Disabling metadata extraction for k8s.deployment.name
and k8s.deployment.uid
significantly improves CPU utilization
extract:
metadata:
- k8s.namespace.name
- k8s.pod.name
- k8s.pod.uid
- k8s.node.name
- container.image.name
- container.image.tag
@fatsheep9146, can you please work on this issue and see what allocations we can avoid?
@sirianni thanks for reporting!
Disabling metadata extraction for k8s.deployment.name and k8s.deployment.uid significantly improves CPU utilization
Does it go back to the original (pre-upgrade) level?
Is there a way to get the (perhaps imperfect?) k8s.deployment.name
attribute back? We don't really care about the deployment UID but would like to avoid all of this overhead of replicaset bookkeeping.
Does it go back to the original (pre-upgrade) level?
Yes, it appears so.
@fatsheep9146, can you please work on this issue and see what allocations we can avoid?
No problem, I will check about this. @dmitryax
@fatsheep9146 I think I know what's going on. Eric runs it on the agent with a node selector, so the pods informer has a limited set of pods to watch. The replicaset informer, on the other hand, cannot have a node selector, so we keep a state about all the replicasets in the whole cluster, which can be pretty big.
One option is to get rid of the replicaset informer and populate the pod -> rs -> deployment data right in the Pod
struct every time a pod added/updated.
The replicaset informer was added due to the issue of , which want to add k8s.deployment.uid support. In that issue, we have discussed about how to produce the k8s.deployment.name
So I think maybe we can do like this way
@dmitryax WDYT
I don't believe we have to use the replicaset informer. We don't need any dynamic data from it that can be changed without rolling the pod. So we need to watch for pods only, not replicasets. We can fetch replicaset and deployment data only when pod got changed or added. To avoid high-frequency calls to k8s API for a pod in crash loop, we can utilize some lru cache for replicasets instead of the informer.

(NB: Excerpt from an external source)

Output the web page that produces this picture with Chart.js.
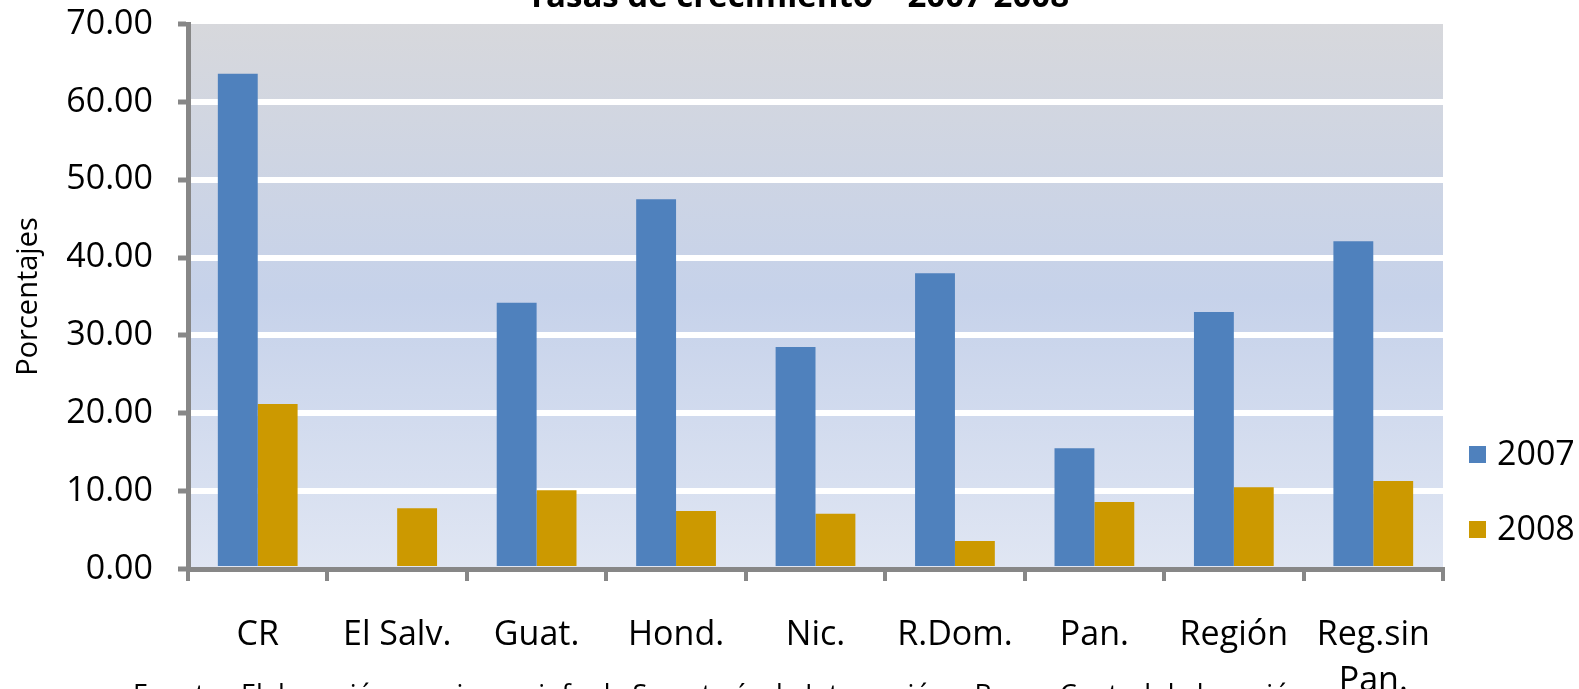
<!DOCTYPE html>
<html>
<head>
<meta charset="utf-8">
<script src="https://cdn.jsdelivr.net/npm/chart.js@4/dist/chart.umd.min.js"></script>
<style>
  html, body { margin: 0; padding: 0; background: #ffffff; overflow: hidden; }
  #wrap { position: relative; width: 1579px; height: 689px; }
</style>
</head>
<body>
<div id="wrap"><canvas id="c" width="1579" height="689"></canvas></div>
<script>
const categories = ["CR", "El Salv.", "Guat.", "Hond.", "Nic.", "R.Dom.", "Pan.", "Región", ["Reg.sin", "Pan."]];
const series2007 = [63.6, null, 34.2, 47.5, 28.5, 38.0, 15.5, 33.0, 42.1];
const series2008 = [21.2, 7.8, 10.1, 7.45, 7.1, 3.6, 8.6, 10.5, 11.3];
const seriesNames = ["2007", "2008"];
const seriesColors = ["#4f81bd", "#cc9900"];
const titleText = "Tasas de crecimiento    2007-2008";
const yAxisTitle = "Porcentajes";
const footnote = "Fuente:  Elaboración propia con info de Secretaría de Integración y Banco Central de la región";

const FONT = "'Open Sans', 'DejaVu Sans', sans-serif";
const AXIS_GRAY = "#878787";

const bgPlugin = {
  id: 'bg',
  beforeDraw(chart) {
    const { ctx, chartArea: a } = chart;
    const g = ctx.createLinearGradient(0, a.top, 0, a.bottom);
    g.addColorStop(0, '#d7d8dc');
    g.addColorStop(0.5, '#c6d2ea');
    g.addColorStop(1, '#e0e6f3');
    ctx.save();
    ctx.fillStyle = g;
    ctx.fillRect(a.left, a.top, a.right - a.left, a.bottom - a.top);
    ctx.restore();
  }
};

const textPlugin = {
  id: 'texts',
  afterDraw(chart) {
    const { ctx } = chart;
    ctx.save();
    ctx.fillStyle = '#000';
    ctx.font = "bold 33px " + FONT;
    ctx.textAlign = 'center';
    ctx.textBaseline = 'alphabetic';
    ctx.fillText(titleText, 798, 7);
    ctx.font = "27px " + FONT;
    ctx.textAlign = 'left';
    ctx.fillText(footnote, 133, 704);
    ctx.font = "34px " + FONT;
    ctx.textBaseline = 'middle';
    const ys = [455, 530];
    chart.data.datasets.forEach((ds, i) => {
      ctx.fillStyle = ds.backgroundColor;
      ctx.fillRect(1469, ys[i] - 9, 17, 17);
      ctx.fillStyle = '#000';
      ctx.fillText(ds.label, 1497, ys[i]);
    });
    ctx.restore();
  }
};

new Chart(document.getElementById('c'), {
  type: 'bar',
  data: {
    labels: categories,
    datasets: [
      { label: seriesNames[0], data: series2007, backgroundColor: seriesColors[0], borderWidth: 0 },
      { label: seriesNames[1], data: series2008, backgroundColor: seriesColors[1], borderWidth: 0 }
    ]
  },
  options: {
    responsive: false,
    animation: false,
    devicePixelRatio: 1,
    layout: { padding: { top: 24, right: 136, left: 0, bottom: 0 } },
    datasets: { bar: { categoryPercentage: 0.572, barPercentage: 1.0 } },
    plugins: {
      legend: { display: false },
      title: { display: false },
      tooltip: { enabled: false }
    },
    scales: {
      x: {
        afterFit(scale) { scale.height = 120; },
        grid: {
          display: true,
          drawOnChartArea: false,
          drawTicks: true,
          tickLength: 12,
          color: AXIS_GRAY,
          tickColor: AXIS_GRAY,
          lineWidth: 4,
          tickWidth: 4,
          offset: true
        },
        border: { display: true, color: AXIS_GRAY, width: 5 },
        ticks: {
          color: '#000',
          font: { family: FONT, size: 34, lineHeight: 1.35 },
          padding: 31,
          maxRotation: 0,
          autoSkip: false
        }
      },
      y: {
        min: 0,
        max: 70,
        afterFit(scale) { scale.width = 188; scale.paddingTop = 0; scale.paddingBottom = 0; },
        grid: {
          drawTicks: true,
          tickLength: 10,
          color: (c) => (c.tick && (c.tick.value === 0 || c.tick.value === 70)) ? 'rgba(0,0,0,0)' : '#ffffff',
          lineWidth: 6,
          tickColor: AXIS_GRAY,
          tickWidth: 5
        },
        border: { display: true, color: AXIS_GRAY, width: 5 },
        ticks: {
          stepSize: 10,
          color: '#000',
          font: { family: FONT, size: 34 },
          padding: 25,
          callback: (v) => Number(v).toFixed(2)
        },
        title: {
          display: true,
          text: yAxisTitle,
          color: '#000',
          font: { family: FONT, size: 29 },
          padding: { top: 11, bottom: 0 }
        }
      }
    }
  },
  plugins: [bgPlugin, textPlugin]
});
</script>
</body>
</html>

I don't believe we have to use the replicaset informer. We don't need any dynamic data from it that can be changed without rolling the pod. So we need to watch for pods only, not replicasets. We can fetch replicaset and deployment data only when pod got changed or added. To avoid high-frequency calls to k8s API for a pod in crash loop, we can utilize some lru cache for replicasets instead of the informer.

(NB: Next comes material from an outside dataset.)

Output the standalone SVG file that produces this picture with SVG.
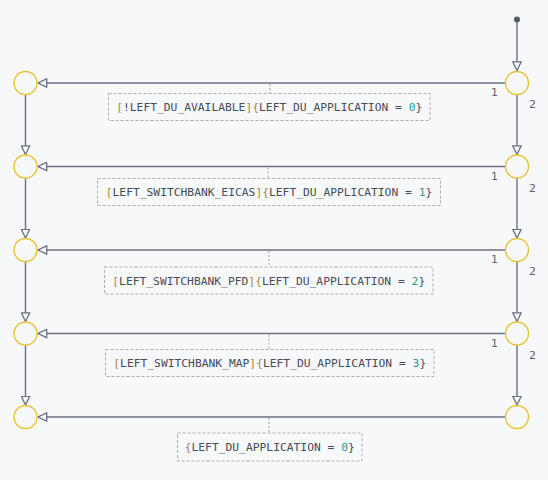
<svg xmlns="http://www.w3.org/2000/svg" width="548" height="480" viewBox="0 0 548 480">
<defs>
<marker id="ah" viewBox="0 0 10 10" refX="10" refY="5" markerWidth="10" markerHeight="10" markerUnits="userSpaceOnUse" orient="auto">
<path d="M0.8,0.8 L9.5,5 L0.8,9.2 Z" fill="#f7f8fa" stroke="#6b7080" stroke-width="1.3"/>
</marker>
<style>
.bg{fill:#f7f8fa}
.st{fill:#f7f8fa;stroke:#e8c232;stroke-width:1.4}
.ln{fill:none;stroke:#6b7080;stroke-width:1.4;marker-end:url(#ah)}
.tk{fill:none;stroke:#999ea8;stroke-width:1;stroke-dasharray:2,2}
.bx{fill:#f7f8fa;stroke:#a9adb5;stroke-width:1;stroke-dasharray:3,2}
.lb{font-family:"DejaVu Sans Mono","Liberation Mono",monospace;font-size:11.3px;fill:#464c58}
.br{fill:#b0843a}
.nm{fill:#2a9d7f}
.pl{font-family:"DejaVu Sans","Liberation Sans",sans-serif;font-size:11px;fill:#5c6272}
</style>
</defs>
<rect class="bg" x="0" y="0" width="548" height="480"/>
<g id="connectors">
<line class="ln" x1="517" y1="22" x2="517" y2="71"/>
<line class="ln" x1="505.5" y1="83" x2="37.5" y2="83"/>
<line class="ln" x1="505.5" y1="166.5" x2="37.5" y2="166.5"/>
<line class="ln" x1="505.5" y1="250" x2="37.5" y2="250"/>
<line class="ln" x1="505.5" y1="333.5" x2="37.5" y2="333.5"/>
<line class="ln" x1="505.5" y1="417" x2="37.5" y2="417"/>
<line class="ln" x1="25.5" y1="94.5" x2="25.5" y2="155"/>
<line class="ln" x1="25.5" y1="178" x2="25.5" y2="238.5"/>
<line class="ln" x1="25.5" y1="261.5" x2="25.5" y2="322"/>
<line class="ln" x1="25.5" y1="345" x2="25.5" y2="405.5"/>
<line class="ln" x1="517" y1="94.5" x2="517" y2="155"/>
<line class="ln" x1="517" y1="178" x2="517" y2="238.5"/>
<line class="ln" x1="517" y1="261.5" x2="517" y2="322"/>
<line class="ln" x1="517" y1="345" x2="517" y2="405.5"/>
<line class="tk" x1="270" y1="84" x2="270" y2="93.5"/>
<line class="tk" x1="268" y1="167.5" x2="268" y2="178.5"/>
<line class="tk" x1="269" y1="251" x2="269" y2="267"/>
<line class="tk" x1="269" y1="334.5" x2="269" y2="349.5"/>
<line class="tk" x1="269" y1="418" x2="269" y2="433"/>
<text class="pl" x="491" y="96">1</text>
<text class="pl" x="529" y="108">2</text>
<text class="pl" x="491" y="179.5">1</text>
<text class="pl" x="529" y="191.5">2</text>
<text class="pl" x="491" y="263">1</text>
<text class="pl" x="529" y="275">2</text>
<text class="pl" x="491" y="346.5">1</text>
<text class="pl" x="529" y="358.5">2</text>
</g>
<g id="start"><circle cx="517" cy="19.5" r="3" fill="#555a66"/></g>
<g id="s1"><circle class="st" cx="517" cy="83" r="11.5"/></g>
<g id="s2"><circle class="st" cx="517" cy="166.5" r="11.5"/></g>
<g id="s3"><circle class="st" cx="517" cy="250" r="11.5"/></g>
<g id="s4"><circle class="st" cx="517" cy="333.5" r="11.5"/></g>
<g id="s5"><circle class="st" cx="517" cy="417" r="11.5"/></g>
<g id="t1"><circle class="st" cx="25.5" cy="83" r="11.5"/></g>
<g id="t2"><circle class="st" cx="25.5" cy="166.5" r="11.5"/></g>
<g id="t3"><circle class="st" cx="25.5" cy="250" r="11.5"/></g>
<g id="t4"><circle class="st" cx="25.5" cy="333.5" r="11.5"/></g>
<g id="t5"><circle class="st" cx="25.5" cy="417" r="11.5"/></g>
<g id="label1">
<rect class="bx" x="108.5" y="93.5" width="321.5" height="27"/>
<text class="lb" x="269.25" y="111" text-anchor="middle"><tspan class="br">[</tspan>!LEFT_DU_AVAILABLE<tspan class="br">]{</tspan>LEFT_DU_APPLICATION = <tspan class="nm">0</tspan>}</text>
</g>
<g id="label2">
<rect class="bx" x="97.5" y="178.5" width="343" height="27"/>
<text class="lb" x="269" y="196" text-anchor="middle"><tspan class="br">[</tspan>LEFT_SWITCHBANK_EICAS<tspan class="br">]{</tspan>LEFT_DU_APPLICATION = <tspan class="nm">1</tspan>}</text>
</g>
<g id="label3">
<rect class="bx" x="104.5" y="267" width="328.5" height="27"/>
<text class="lb" x="268.75" y="284.5" text-anchor="middle"><tspan class="br">[</tspan>LEFT_SWITCHBANK_PFD<tspan class="br">]{</tspan>LEFT_DU_APPLICATION = <tspan class="nm">2</tspan>}</text>
</g>
<g id="label4">
<rect class="bx" x="105.5" y="349.5" width="328.5" height="27"/>
<text class="lb" x="269.75" y="367" text-anchor="middle"><tspan class="br">[</tspan>LEFT_SWITCHBANK_MAP<tspan class="br">]{</tspan>LEFT_DU_APPLICATION = <tspan class="nm">3</tspan>}</text>
</g>
<g id="label5">
<rect class="bx" x="177.5" y="433" width="184.5" height="28"/>
<text class="lb" x="269.75" y="451" text-anchor="middle"><tspan class="br">{</tspan>LEFT_DU_APPLICATION = <tspan class="nm">0</tspan>}</text>
</g>
</svg>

Ok, I got your point, you mean we don't need cache all replicaset data through informer, but we should use lru cache to cache the replicasets which has pods we already watched. And only update the caches when a new pod is added. I thinks when the existing pod is updated, it should not indicate that the replicaset is also updated, because if the replicaset is changed, it should always create new pod and remove old pods.
@dmitryax
Ok, I got your point, you mean we don't need cache all replicaset data through informer, but we should use lru cache to cache the replicasets which has pods we already watched. And only update the caches when a new pod is added.
Yes
I thinks when the existing pod is updated, it should not indicate that the replicaset is also updated, because if the replicaset is changed, it should always create new pod and remove old pods.
Not sure I understand this. We have a handler for a new pod, as well as a handler for a pod update. The first one would always be a cache miss for the replicaset cache, so we need to make another call to k8s api to fill it. The second one is likely always a cache hit.
Ok, I got your point, you mean we don't need cache all replicaset data through informer, but we should use lru cache to cache the replicasets which has pods we already watched. And only update the caches when a new pod is added.
Yes
I thinks when the existing pod is updated, it should not indicate that the replicaset is also updated, because if the replicaset is changed, it should always create new pod and remove old pods.
Not sure I understand this. We have a handler for a new pod, as well as a handler for a pod update. The first one would always be a cache miss for the replicaset cache, so we need to make another call to k8s api to fill it. The second one is likely always a cache hit.
Ok, I basically understand your idea, I will try to fix this in this way.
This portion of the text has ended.